The following code creates a histogram with the percents scaled across all facets (i.e. sum of all bars is 100%) rather than within each facet.

ggplot(iris, aes(Sepal.Width, y=(..count..)/sum(..count..))) + geom_histogram(bins=2) +
  facet_grid(~Species) + scale_y_continuous(labels = scales::percent)

Histogram

Is there a way to scale within each facet? If not, what would be an efficient strategy of converting to bar chart? If I had to go that route, I could use cut() to create a factor of bin indicators, then calculate bin frequencies within each level of facet variable (using dplyr::count()?), then use geom_bar(). Seems convoluted. I suspect there is a geom_histogram() solution.

Thanks for any thoughts ...

1
I may be misunderstanding the problem. Doesn't this answer in the second post you linked to do that? It seems to still work with geom_histogram with set bins to my eye (but didn't check what the true proportions were).aosmith

1 Answers

2
votes

@aosmith pointed out that one answer in one of the researched posts makes use of the ..PANEL.. internal variable. Taking that suggestion, the updated code below does work, albeit with more complex y-mapping.

ggplot(iris, aes(Sepal.Width, y=(..count..)/tapply(..count..,..PANEL..,sum)[..PANEL..])) +
  geom_histogram(bins=2) + facet_grid(~Species) + 
  scale_y_continuous(labels = scales::percent) + labs(y='% within facet')

enter image description here

However, in this SO post, Hadley Wickham advises against using ..PANEL.. (and other internal variables) in this manner. He suggests doing the aggregation outside ggplot.
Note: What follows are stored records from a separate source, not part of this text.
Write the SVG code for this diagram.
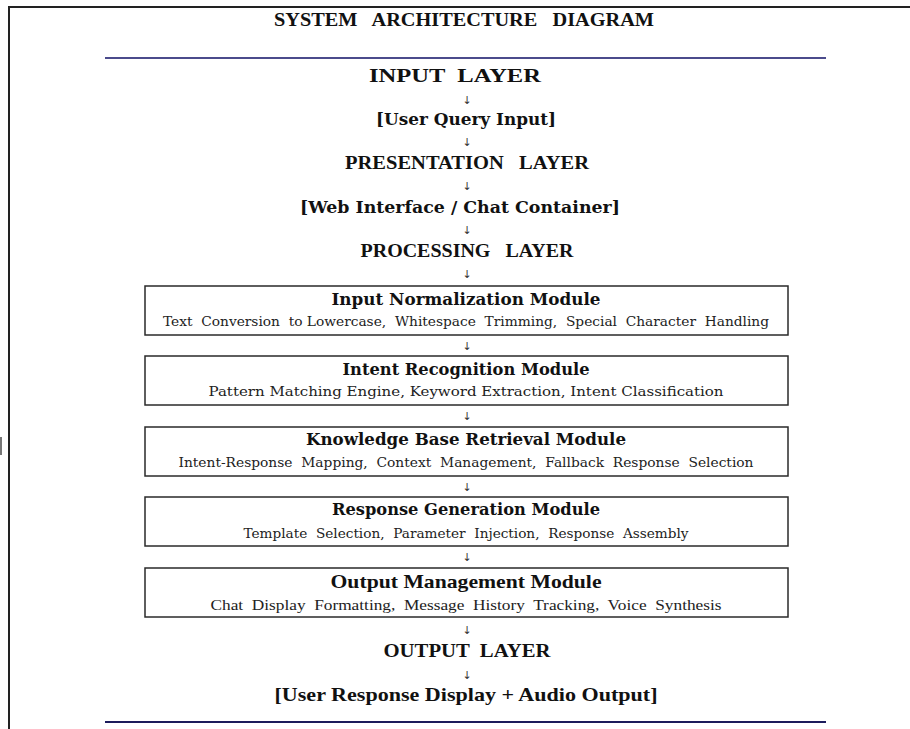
<svg xmlns="http://www.w3.org/2000/svg" width="910" height="729" viewBox="0 0 910 729">
  <style>
    text { white-space: pre; text-anchor: middle; fill: #111; }
    .frame { fill: none; stroke: #222; stroke-width: 2; }
    .rule-top { stroke: #4b4b8c; stroke-width: 2; }
    .rule-bot { stroke: #1c1c5c; stroke-width: 2; }
    .box { fill: #fff; stroke: #2a2a2a; stroke-width: 1.5; }
    .title { font-family: "Liberation Serif", serif; font-weight: bold; font-size: 19px; }
    .layer { font-family: "Liberation Serif", serif; font-weight: bold; font-size: 19px; }
    .item { font-family: "DejaVu Serif", "Liberation Serif", serif; font-weight: bold; font-size: 17px; }
    .mod { font-family: "DejaVu Serif", "Liberation Serif", serif; font-weight: bold; font-size: 16.5px; }
    .sub { font-family: "DejaVu Serif", "Liberation Serif", serif; font-size: 13px; fill: #222; }
    .sub-t { font-family: "Liberation Serif", serif; font-size: 15px; fill: #222; }
    .mod-t { font-family: "Liberation Serif", serif; font-weight: bold; font-size: 19px; }
    .arr { font-family: "DejaVu Sans", sans-serif; font-size: 11px; fill: #333; }
  </style>

  <!-- page frame: top and left edges -->
  <path class="frame" d="M910 7 H9 V729"/>
  <rect x="0" y="437" width="2" height="18" fill="#777"/>

  <text class="title" x="464" y="26" textLength="380" lengthAdjust="spacingAndGlyphs">SYSTEM   ARCHITECTURE   DIAGRAM</text>
  <line class="rule-top" x1="105" y1="58" x2="826" y2="58"/>
  <line class="rule-bot" x1="105" y1="722" x2="826" y2="722"/>

  <g id="input-layer"><text class="layer" x="455" y="82" textLength="172" lengthAdjust="spacingAndGlyphs">INPUT  LAYER</text></g>
  <g id="user-query"><text class="item" x="466" y="125" textLength="180" lengthAdjust="spacingAndGlyphs">[User Query Input]</text></g>
  <g id="presentation-layer"><text class="layer" x="467" y="169" textLength="244" lengthAdjust="spacingAndGlyphs">PRESENTATION   LAYER</text></g>
  <g id="web-interface"><text class="item" x="460" y="213" textLength="320" lengthAdjust="spacingAndGlyphs">[Web Interface / Chat Container]</text></g>
  <g id="processing-layer"><text class="layer" x="467" y="257" textLength="213" lengthAdjust="spacingAndGlyphs">PROCESSING   LAYER</text></g>

  <g id="input-normalization">
    <rect class="box" x="145" y="286" width="643" height="49"/>
    <text class="mod" x="466" y="305" textLength="269" lengthAdjust="spacingAndGlyphs">Input Normalization Module</text>
    <text class="sub" x="466" y="326" textLength="606" lengthAdjust="spacingAndGlyphs">Text  Conversion  to Lowercase,  Whitespace  Trimming,  Special  Character  Handling</text>
  </g>
  <g id="intent-recognition">
    <rect class="box" x="145" y="356" width="643" height="49"/>
    <text class="mod" x="466" y="375" textLength="247" lengthAdjust="spacingAndGlyphs">Intent Recognition Module</text>
    <text class="sub" x="466" y="396" textLength="515" lengthAdjust="spacingAndGlyphs">Pattern Matching Engine, Keyword Extraction, Intent Classification</text>
  </g>
  <g id="knowledge-base">
    <rect class="box" x="145" y="427" width="643" height="49"/>
    <text class="mod" x="466" y="445" textLength="320" lengthAdjust="spacingAndGlyphs">Knowledge Base Retrieval Module</text>
    <text class="sub" x="466" y="467" textLength="575" lengthAdjust="spacingAndGlyphs">Intent-Response  Mapping,  Context  Management,  Fallback  Response  Selection</text>
  </g>
  <g id="response-generation">
    <rect class="box" x="145" y="497" width="643" height="49"/>
    <text class="mod" x="466" y="515" textLength="268" lengthAdjust="spacingAndGlyphs">Response Generation Module</text>
    <text class="sub" x="466" y="538" textLength="445" lengthAdjust="spacingAndGlyphs">Template  Selection,  Parameter  Injection,  Response  Assembly</text>
  </g>
  <g id="output-management">
    <rect class="box" x="145" y="568" width="643" height="49"/>
    <text class="mod-t" x="466" y="588" textLength="271" lengthAdjust="spacingAndGlyphs">Output Management Module</text>
    <text class="sub-t" x="466" y="610" textLength="511" lengthAdjust="spacingAndGlyphs">Chat  Display  Formatting,  Message  History  Tracking,  Voice  Synthesis</text>
  </g>

  <g id="output-layer"><text class="layer" x="467" y="657" textLength="167" lengthAdjust="spacingAndGlyphs">OUTPUT  LAYER</text></g>
  <g id="user-response"><text class="mod-t" x="466" y="701" textLength="383" lengthAdjust="spacingAndGlyphs">[User Response Display + Audio Output]</text></g>

  <g id="connectors">
    <text class="arr" x="467" y="104">↓</text>
    <text class="arr" x="467" y="146">↓</text>
    <text class="arr" x="467" y="190">↓</text>
    <text class="arr" x="467" y="234">↓</text>
    <text class="arr" x="467" y="278">↓</text>
    <text class="arr" x="467" y="350">↓</text>
    <text class="arr" x="467" y="420">↓</text>
    <text class="arr" x="467" y="491">↓</text>
    <text class="arr" x="467" y="561">↓</text>
    <text class="arr" x="467" y="634">↓</text>
    <text class="arr" x="467" y="679">↓</text>
  </g>
</svg>
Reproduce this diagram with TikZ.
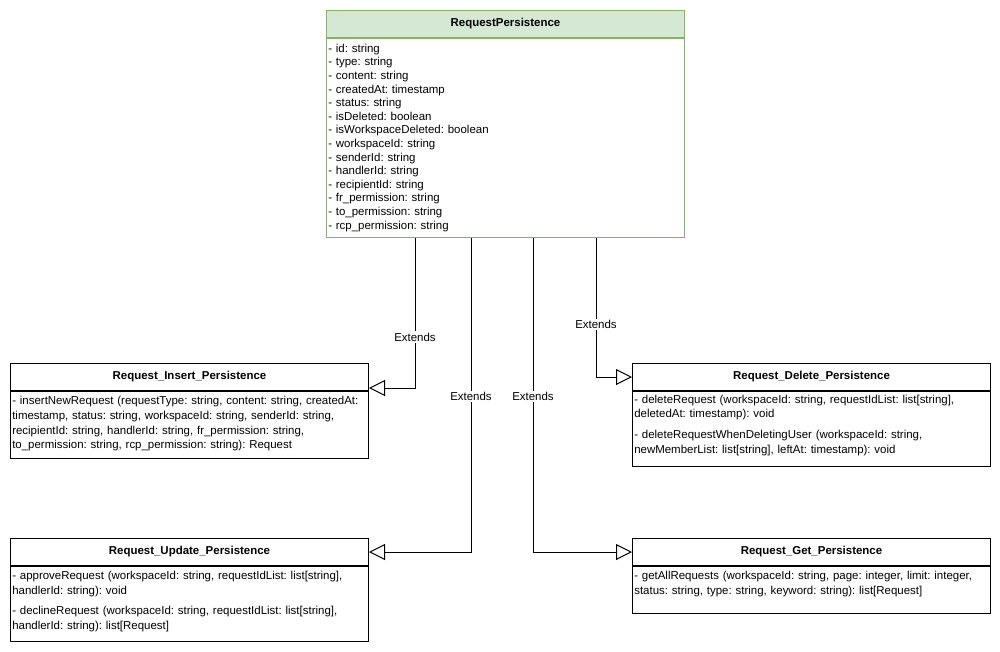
\documentclass[tikz,border=0pt]{standalone}
\usepackage{fontspec}
\setmainfont{Liberation Sans}
\usetikzlibrary{positioning,arrows.meta}
\definecolor{hdrfill}{HTML}{D5E8D4}
\definecolor{hdrline}{HTML}{82B366}

\begin{document}
\frenchspacing
\begin{tikzpicture}[
        x=0.75pt, y=-0.75pt,
        every node/.style={
            font=\fontsize{8.6}{11}\selectfont,
            inner sep=0pt
        },
        head/.style={
            rectangle,
            draw,
            line width=0.75pt,
            anchor=north west,
            minimum width=268.5pt,
            minimum height=20.25pt,
            font=\fontsize{8.6}{11}\selectfont\bfseries
        },
        members/.style={
            rectangle,
            draw,
            line width=0.75pt,
            minimum width=268.5pt
        },
        txt/.style={
            text width=265.5pt,
            align=left
        },
        extends/.style={
            -{Triangle[open, length=12pt, width=12pt, fill=white]},
            line width=0.75pt
        },
        lbl/.style={
            fill=white,
            inner sep=1pt
        }
    ]
        \useasboundingbox (0,0) rectangle (1000,651);

        % Base class
        \node[head, fill=hdrfill, draw=hdrline] (phead) at (326,10) {RequestPersistence};
        \node[members, draw=hdrline, minimum height=149.25pt, below=0pt of phead] (pbody) {};
        \node[txt, font=\fontsize{8.6}{10.2}\selectfont, below right=4.3pt and 1.5pt of pbody.north west] (ptext) {- id: string\\
            - type: string\\
            - content: string\\
            - createdAt: timestamp\\
            - status: string\\
            - isDeleted: boolean\\
            - isWorkspaceDeleted: boolean\\
            - workspaceId: string\\
            - senderId: string\\
            - handlerId: string\\
            - recipientId: string\\
            - fr\_permission: string\\
            - to\_permission: string\\
            - rcp\_permission: string};

        % Left column
        \node[head] (ihead) at (10,363) {Request\_Insert\_Persistence};
        \node[members, minimum height=50.25pt, below=0pt of ihead] (ibody) {};
        \node[txt, below right=4pt and 1.5pt of ibody.north west] (itext) {- insertNewRequest (requestType: string, content: string, createdAt:\\
            timestamp, status: string, workspaceId: string, senderId: string,\\
            recipientId: string, handlerId: string, fr\_permission: string,\\
            to\_permission: string, rcp\_permission: string): Request};

        \node[head] (uhead) at (10,538) {Request\_Update\_Persistence};
        \node[members, minimum height=56.25pt, below=0pt of uhead] (ubody) {};
        \node[txt, below right=4pt and 1.5pt of ubody.north west] (utext) {- approveRequest (workspaceId: string, requestIdList: list[string],\\
            handlerId: string): void\\[4pt]
            - declineRequest (workspaceId: string, requestIdList: list[string],\\
            handlerId: string): list[Request]};

        % Right column
        \node[head] (dhead) at (632,363) {Request\_Delete\_Persistence};
        \node[members, minimum height=56.25pt, below=0pt of dhead] (dbody) {};
        \node[txt, below right=2.6pt and 1.5pt of dbody.north west] (dtext) {- deleteRequest (workspaceId: string, requestIdList: list[string],\\
            deletedAt: timestamp): void\\[4.5pt]
            - deleteRequestWhenDeletingUser (workspaceId: string,\\
            newMemberList: list[string], leftAt: timestamp): void};

        \node[head] (ghead) at (632,538) {Request\_Get\_Persistence};
        \node[members, minimum height=35.25pt, below=0pt of ghead] (gbody) {};
        \node[txt, below right=4pt and 1.5pt of gbody.north west] (gtext) {- getAllRequests (workspaceId: string, page: integer, limit: integer,\\
            status: string, type: string, keyword: string): list[Request]};

        % Inheritance
        \draw[extends] (pbody.south -| 415,0) |- ([yshift=2.25pt]ihead.south east)
            node[lbl, pos=0.33] {Extends};
        \draw[extends] (pbody.south -| 471,0) |- (uhead.east)
            node[lbl, pos=0.253] {Extends};
        \draw[extends] (pbody.south -| 533,0) |- (ghead.west)
            node[lbl, pos=0.253] {Extends};
        \draw[extends] (pbody.south -| 596,0) |- (dhead.west)
            node[lbl, pos=0.312] {Extends};
    \end{tikzpicture}
\end{document}
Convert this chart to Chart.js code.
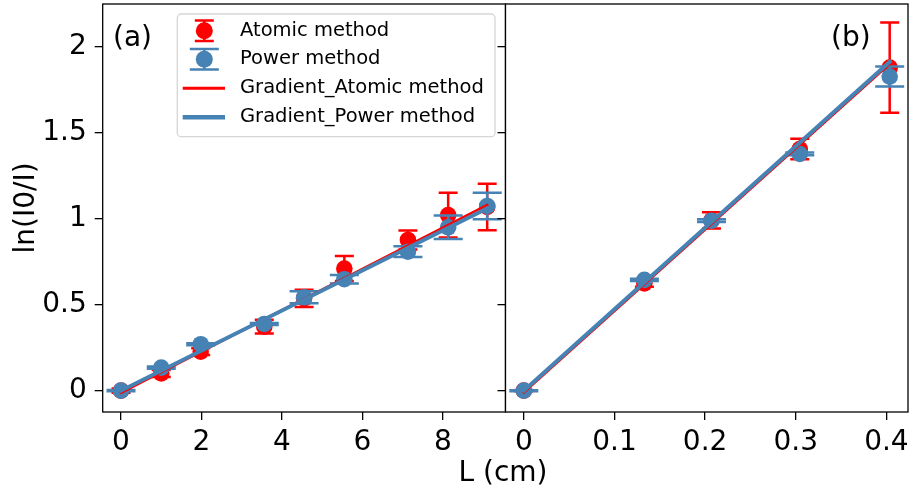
<!DOCTYPE html>
<html><head><meta charset="utf-8">
<script src="https://cdn.jsdelivr.net/npm/chart.js@4"></script>
<style>
html,body{margin:0;padding:0;background:#fff;width:913px;height:496px;overflow:hidden;}
canvas{position:absolute;top:0;}
#c1{left:0;}
#c2{left:490px;}
#xlabel{position:absolute;left:353px;width:300px;top:458px;text-align:center;font-family:'DejaVu Sans';font-size:28px;line-height:28px;color:#000;white-space:nowrap;}
</style></head><body>
<canvas id="c1" width="506" height="496"></canvas>
<canvas id="c2" width="423" height="496"></canvas>
<div id="xlabel">L (cm)</div>
<script>
// ---- data: panel (a) ----
const L_a         = [0, 1, 1.98, 3.56, 4.55, 5.55, 7.13, 8.13, 9.1];
const atomic_a    = [0, 0.10, 0.227, 0.372, 0.537, 0.71, 0.876, 1.021, 1.068];
const atomicErr_a = [0.012, 0.02, 0.02, 0.04, 0.05, 0.073, 0.055, 0.13, 0.135];
const power_a     = [0, 0.134, 0.27, 0.388, 0.543, 0.648, 0.808, 0.95, 1.074];
const powerErr_a  = [0.004, 0.006, 0.006, 0.006, 0.035, 0.025, 0.031, 0.068, 0.077];
const fitX_a         = [0, 9.1];
const fitAtomic_a    = [-0.012, 1.08];
const fitPower_a     = [0, 1.06];
// ---- data: panel (b) ----
const L_b         = [0, 0.133, 0.207, 0.3044, 0.4036];
const atomic_b    = [0, 0.624, 0.99, 1.405, 1.878];
const atomicErr_b = [0.004, 0.02, 0.047, 0.06, 0.262];
const power_b     = [0, 0.644, 0.988, 1.376, 1.826];
const powerErr_b  = [0.003, 0.006, 0.008, 0.008, 0.058];
const fitX_b         = [0, 0.4036];
const fitAtomic_b    = [-0.01, 1.90];
const fitPower_b     = [0, 1.912];
// ---- ticks ----
const xTicks_a = [0, 2, 4, 6, 8];
const xTicks_b = [0, 0.1, 0.2, 0.3, 0.4];
const yTicks   = [0, 0.5, 1, 1.5, 2];
const labels = ['Atomic method', 'Power method', 'Gradient_Atomic method', 'Gradient_Power method'];
const panelTags = ['(a)', '(b)'];

const RED = '#ff0000', BLUE = '#4682b4';
const FONT = {family: "'DejaVu Sans'", size: 28};
const zip = (xs, ys) => xs.map((x, i) => ({x, y: ys[i]}));

const errorBars = {
  id: 'errorBars',
  beforeDatasetDraw(chart, args) {
    const ds = chart.data.datasets[args.index];
    if (!ds.errors) return;
    const ctx = chart.ctx;
    const xs = chart.scales[args.meta.xAxisID], ys = chart.scales[args.meta.yAxisID];
    ctx.save();
    ctx.strokeStyle = ds.backgroundColor;
    ctx.lineWidth = 2.5;
    ds.data.forEach((p, i) => {
      const e = ds.errors[i];
      const px = xs.getPixelForValue(p.x);
      const t = ys.getPixelForValue(p.y + e), b = ys.getPixelForValue(p.y - e);
      ctx.beginPath();
      ctx.moveTo(px, t); ctx.lineTo(px, b);
      ctx.moveTo(px - ds.capHalf, t); ctx.lineTo(px + ds.capHalf, t);
      ctx.moveTo(px - ds.capHalf, b); ctx.lineTo(px + ds.capHalf, b);
      ctx.stroke();
    });
    ctx.restore();
  }
};

const frame = {
  id: 'frame',
  afterDatasetsDraw(chart, args, opts) {
    const {ctx, chartArea: a} = chart;
    ctx.save();
    ctx.strokeStyle = '#000';
    ctx.lineWidth = 1.3;
    ctx.strokeRect(a.left, a.top, a.right - a.left, a.bottom - a.top);
    ctx.fillStyle = '#000';
    ctx.font = "28px 'DejaVu Sans'";
    ctx.textBaseline = 'alphabetic';
    ctx.fillText(opts.tag, opts.tagX, 45.5);
    ctx.restore();
  }
};

const legendBox = {
  id: 'legendBox',
  afterDraw(chart, args, opts) {
    if (!opts.show) return;
    const ctx = chart.ctx;
    const ds = chart.data.datasets;
    ctx.save();
    ctx.beginPath();
    ctx.roundRect(177.3, 14, 317.7, 122.7, 4);
    ctx.fillStyle = 'rgba(255,255,255,0.8)';
    ctx.fill();
    ctx.strokeStyle = 'rgba(204,204,204,0.8)';
    ctx.lineWidth = 1.3;
    ctx.stroke();
    const rows = [30.7, 59.3, 88.3, 117.3];
    const hx = 204.3;
    ds.forEach((d, i) => {
      const y = rows[i];
      if (d.errors) {
        ctx.strokeStyle = d.backgroundColor;
        ctx.lineWidth = 2.5;
        ctx.beginPath();
        ctx.moveTo(hx, y - 10.3); ctx.lineTo(hx, y + 10.3);
        ctx.moveTo(hx - d.capHalf, y - 10.3); ctx.lineTo(hx + d.capHalf, y - 10.3);
        ctx.moveTo(hx - d.capHalf, y + 10.3); ctx.lineTo(hx + d.capHalf, y + 10.3);
        ctx.stroke();
        ctx.fillStyle = d.backgroundColor;
        ctx.beginPath(); ctx.arc(hx, y, 8.5, 0, Math.PI * 2); ctx.fill();
      } else {
        ctx.strokeStyle = d.borderColor;
        ctx.lineWidth = d.borderWidth + 0.5;
        ctx.beginPath(); ctx.moveTo(182.7, y); ctx.lineTo(225, y); ctx.stroke();
      }
      ctx.fillStyle = '#000';
      ctx.font = "19.5px 'DejaVu Sans'";
      ctx.textBaseline = 'middle';
      ctx.fillText(d.label, 240, y);
    });
    ctx.restore();
  }
};

function datasets(L, at, atE, pw, pwE, fx, fa, fp) {
  return [
    {label: labels[0], data: zip(L, at), errors: atE, capHalf: 9.5, backgroundColor: RED,
     pointRadius: 8.3, pointBorderWidth: 0, borderWidth: 0, showLine: false, order: 4},
    {label: labels[1], data: zip(L, pw), errors: pwE, capHalf: 14.5, backgroundColor: BLUE,
     pointRadius: 8.3, pointBorderWidth: 0, borderWidth: 0, showLine: false, order: 3},
    {label: labels[2], data: zip(fx, fa), showLine: true, borderColor: RED, backgroundColor: RED,
     borderWidth: 2.5, pointRadius: 0, borderCapStyle: 'square', order: 2},
    {label: labels[3], data: zip(fx, fp), showLine: true, borderColor: BLUE, backgroundColor: BLUE,
     borderWidth: 4, pointRadius: 0, borderCapStyle: 'square', order: 1}
  ];
}

const gridOpts = {display: true, drawOnChartArea: false, drawTicks: true, tickLength: 8, color: '#000', lineWidth: 1.3};
const noPad = s => { s.paddingTop = 0; s.paddingBottom = 0; s.paddingLeft = 0; s.paddingRight = 0; };

function makeChart(id, ds, xmin, xmax, xt, yWidth, showYLabels, padRight, tag, tagX, showLegend) {
  return new Chart(document.getElementById(id), {
    type: 'scatter',
    data: {datasets: ds},
    plugins: [errorBars, frame, legendBox],
    options: {
      responsive: false, animation: false, devicePixelRatio: 1,
      layout: {autoPadding: false, padding: {left: 0, right: padRight, top: 4, bottom: 0}},
      plugins: {legend: {display: false}, tooltip: {enabled: false},
                frame: {tag, tagX}, legendBox: {show: showLegend}},
      scales: {
        x: {type: 'linear', min: xmin, max: xmax,
            afterBuildTicks: s => { s.ticks = xt.map(v => ({value: v})); },
            afterFit: s => { s.height = 84; noPad(s); },
            ticks: {font: FONT, color: '#000', padding: 6, maxRotation: 0, autoSkip: false,
                    callback: v => String(v)},
            grid: gridOpts, border: {display: false}},
        y: {type: 'linear', min: -0.124, max: 2.248,
            afterBuildTicks: s => { s.ticks = yTicks.map(v => ({value: v})); },
            afterFit: s => { s.width = yWidth; noPad(s); },
            ticks: {font: FONT, color: '#000', padding: 8, autoSkip: false,
                    callback: v => showYLabels ? String(v) : ''},
            title: {display: showYLabels, text: 'ln(I0/I)', font: FONT, color: '#000',
                    padding: {top: 10, bottom: 4}},
            grid: gridOpts, border: {display: false}}
      }
    }
  });
}

makeChart('c1', datasets(L_a, atomic_a, atomicErr_a, power_a, powerErr_a, fitX_a, fitAtomic_a, fitPower_a),
          -0.455, 9.555, xTicks_a, 102.7, true, 0.5, panelTags[0], 113, true);
makeChart('c2', datasets(L_b, atomic_b, atomicErr_b, power_b, powerErr_b, fitX_b, fitAtomic_b, fitPower_b),
          -0.0202, 0.4238, xTicks_b, 15.5, false, 5, panelTags[1], 831 - 490, false);
</script>
</body></html>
So perhaps the answer to the question is that you can use the intentionally undocumented '..PANEL..' variable but beware the risk of using that type of functionality, which is susceptible to change in new releases without explanation.

Perhaps someone can request a feature that controls the density scaling of facets to 'overall', 'by col', 'by row', 'by facet'.